Üniversite yıllarımda bu beyti okuduğumda hemen fırıklık kuşundan söz
edildiğini anlamıştım. Çünkü fırıklıklar da tûtî/papağan gibi rengârenkti.
"Zenbur" da Farsça "arı" demekti. (Ali Nihat Tarlan hoca, Millî Kültür
Dergisinde Şeyh Galip'in bu gazelini şerhini yapmıştı ve orada okumuştum. Ama
hoca "geveze papağan" anlamı vermişti "tûtî-i zenbur"a. Ben hemen bunun
fırıklık olduğunu anlamıştım.)
Şeyh Galip'in bir beytinin beni çocukluğuma
götürmesi veya çocukluğumun bir beyitle ilk gençlik yıllarıma gelmesi, harika
bir duygu ve heyecandı. Bu beyti her okuyuşumda ben çocukluğuma giderim,
çocukluğum bana gelir. (İnternette "arı kuşu"na bakın lütfen.)
SERÇELER/DARCANLAR
Sonra
serçeler gelir çocukluğumdan.
Serçeler,
kumrular, kırlangıçlar, kartallar, şahinler.
Diğer
kuşları başka yazılara bırakalım ben size fırıklıklarla beraber serçeleri
anlatayım.
Biz
"serçe" veya "darcan" deyip geçerken ansiklopedinin soğuk maddesi de yan
taraftan baş gösteriyor: Passer
domesticus.
Biz
"passer domesticus"u kemâl-i âfiyetle bir tarafa bırakıp çocukluğumun
serçelerine dönelim.
Serçeler
ve pek çok kuş türü Nisan sonu Mayıs başı yumurtlayıp kuluçkaya yatar ve Mayıs
ortasından itibaren yuvarlardan "çirk çirk" diye yavru sesleri gelmeye başlar.
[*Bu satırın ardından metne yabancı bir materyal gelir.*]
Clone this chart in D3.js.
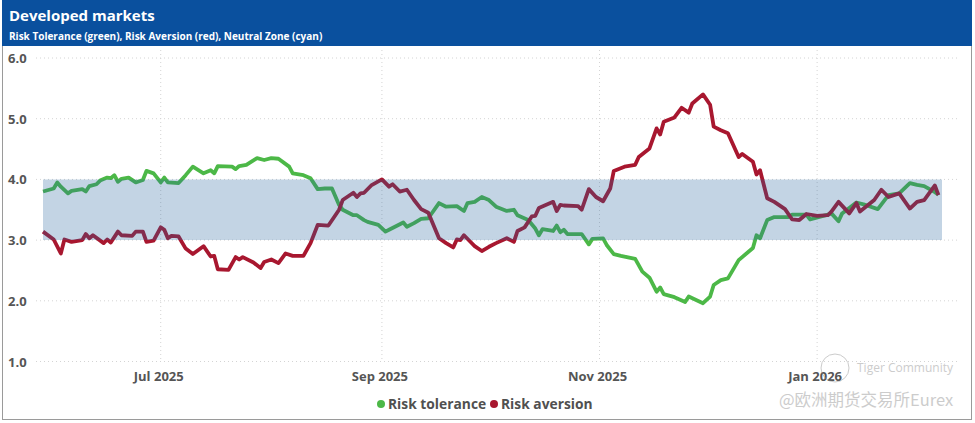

Analar etraftan buldukları yiyecekleri yuvaya getirdiğinde yuvadan 4-5 tane
sarı kenarlı ağız açılır ve annenin getirdiği yiyeceğin ağzına konmasını
bekler. Anneler, yavrularını hiç karıştırmadan sırayla beslerler. Bir süre
sonra da yavrularına uçuş öğretirler. Haziran sonu, Temmuz başına doğru
yavrular artık yuvadan uçmuş olur. İkinci defa gurk yatan serçeler de vardır.
Onların yavruları da Ağustos sonuna doğru yuvadan uçar.
Eylül
sonu artık yavru serçeler de büyümüşler ve büyük kümeler halinde gökyüzünde
uçmaya başlamışlardır. Siyah bir tül gibi gökyüzünde bir oraya bir buraya
uçarlar. Uçarken aldıklarım şekil, rüzgârın şekillendirdiği tül perde gibidir.
Yumuşak hatlı bir dış çizgi vardır kümelerde; keskin çıkıntılar yoktur. Onların
gökyüzünde şekilden şekle girmesini seyreden 6-7 yaşındaki çocuğu görüyorum şu
anda. İncir ağacına topluca konup geceleyecek olan kuşlara taş atıp tekrar
uçuran o çocuk geldi gözlerimin önüne.
***
Sonra
Süheylâ'ya öyle dedim işte. Ne merops
apiaster'ler, ne de passer
domesticus'lar vardı çocukluğumda. Fırıklıklar ve ve darcanlar/serçeler
vardı cıvıl cıvıl...
Bu
cıvıltı varsa, son bahardır Süheylâ; bu cıvıltı varsa o çocuk hâlâ yaşıyordur.